Some of the people crack motor insurance fraud busters The FEDs come up against are terrifyingly sophisticated. Some, on the other hand, are terrifyingly stupid.

Take, for example, Luke Gaughan and Sam Bobbly-Bingly, a couple of feckless young ne’er-do-wells from notorious West Yorkshire depravity nest Bradford, who have just been convicted of a quite astonishingly cack-handed attempt at motor insurance fraud.

Even by Bradford standards.

How did the pair’s nefarious intent to subvert the due process of insurance claimage come to light? It happened like this, since you ask.

Late one November night in 2014 Bobbly-Bingly parked his battered Peugeot 206 by the kerb somewhere in Oxenhope, Keighley. Stepping out of the vehicle, he then stood by while his so-called mate Gaughan repeated rammed it with his battered Vauxhall Corsa.

Puzzled locals, perhaps alerted by the unfamiliar sound of one car repeatedly impacting another in the wee small hours and perhaps suspecting, following a brief visual inspection from behind twitching lace curtains, that something irregular might be afoot, decided to call the cops.

With neither car in a fit state for driving any distance, Bobbly-Bingly and Gaughan managed to get them as far as a nearby car park, where they were just in the process of switching to a third ‘getaway’ vehicle, when an officer of the law (one PC Peter Brown, to be precise) turned up and wondered aloud what precisely might be occurring here, Lads.

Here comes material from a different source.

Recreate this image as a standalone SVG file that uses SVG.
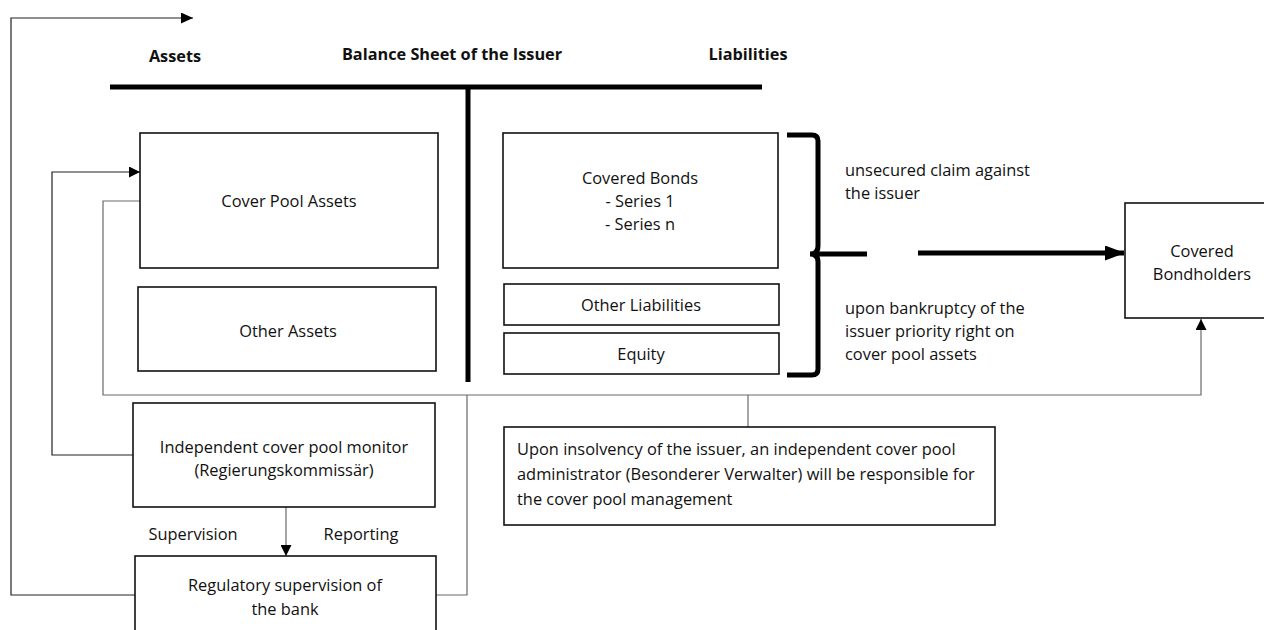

Having been spotted in the act of playing bumper cars on the public highway and, shortly thereafter, been physically apprehended in an act of car-sharing collusion, the pair had little choice but to fess up to their having – for reasons they preferred not to specify – been deliberately driving one car into the other.

Believing he might have some inkling as to the unspecified motivation for deliberate multi-prankage, PC Brown then took the precaution of warning the hapless pair that – although, as yet, they had committed no crime – they should not even think about submitting one or more dodgy insurance claims. Just to be on the safe side, he also noted their details and kept them on file.

Upon reflection, PC Brown decided that, rather than trusting too far in the good sense or better instincts of this unprepossessing pair, it might be best to do a bit of further research and alert their insurers to the potential benefits of paying extra close attention to the purported circumstances of any claims they might receive from Gaughan or Bobbly-Bingly in the near future.

Unmoved by PC Brown’s friendly admonitions, both young gentlemen proceeded to advise their insurers of an unfortunate accident which, they claimed, had occurred when Bobbly-Bingly had recklessly cut a corner leaving Gaughan no choice but to run into his rear end (just the once, mind).

Bobbly-Bingly’s decision to accept the blame and make no attempt to claim for damage to his own car suggests his nerve may have begun to falter. But Gaughan, clearly the dominant partner in this duplicitous double-act, pressed on merrily with a claim against Bobbly-Bingly’s insurers, Insure My Box.

Having been tipped off by West Yorks Fuzz, thanks to PC Brown, Insure My Box contacted Bobbly-Bingly and suggested to him that the circumstances of the two vehicles coming together may not have been precisely as he had represented them. B-B caved at once, freely admitting he’d been fibbing.

Gaughan, however, turned out to have been made of more resolutely knuckle-headed stuff and insisted his fabrications were the honest truth and nothing but. Undeterred when Insure My Box threw out his claim, he then tried to claim against his own policy, with Uvavu. They, however, had seen him coming a mile off, and immediately referred both of our would-be fraudsters to dreaded anti-fraud squad The FEDs, whose brilliant detective work quickly brought the pair to book.

On 26 May this year both pleaded guilty to conspiracy to defraud and were sentenced at Bradford Crown Court to four months’ imprisonment (suspended for 12 months). Gaughan was also ordered to pay back £1,280 for losses incurred by the insurers.

For his pains, Bobbly-Bingly was ordered to carry out 100 hours of unpaid work. A course on how to pick your friends more carefully might also have been in order.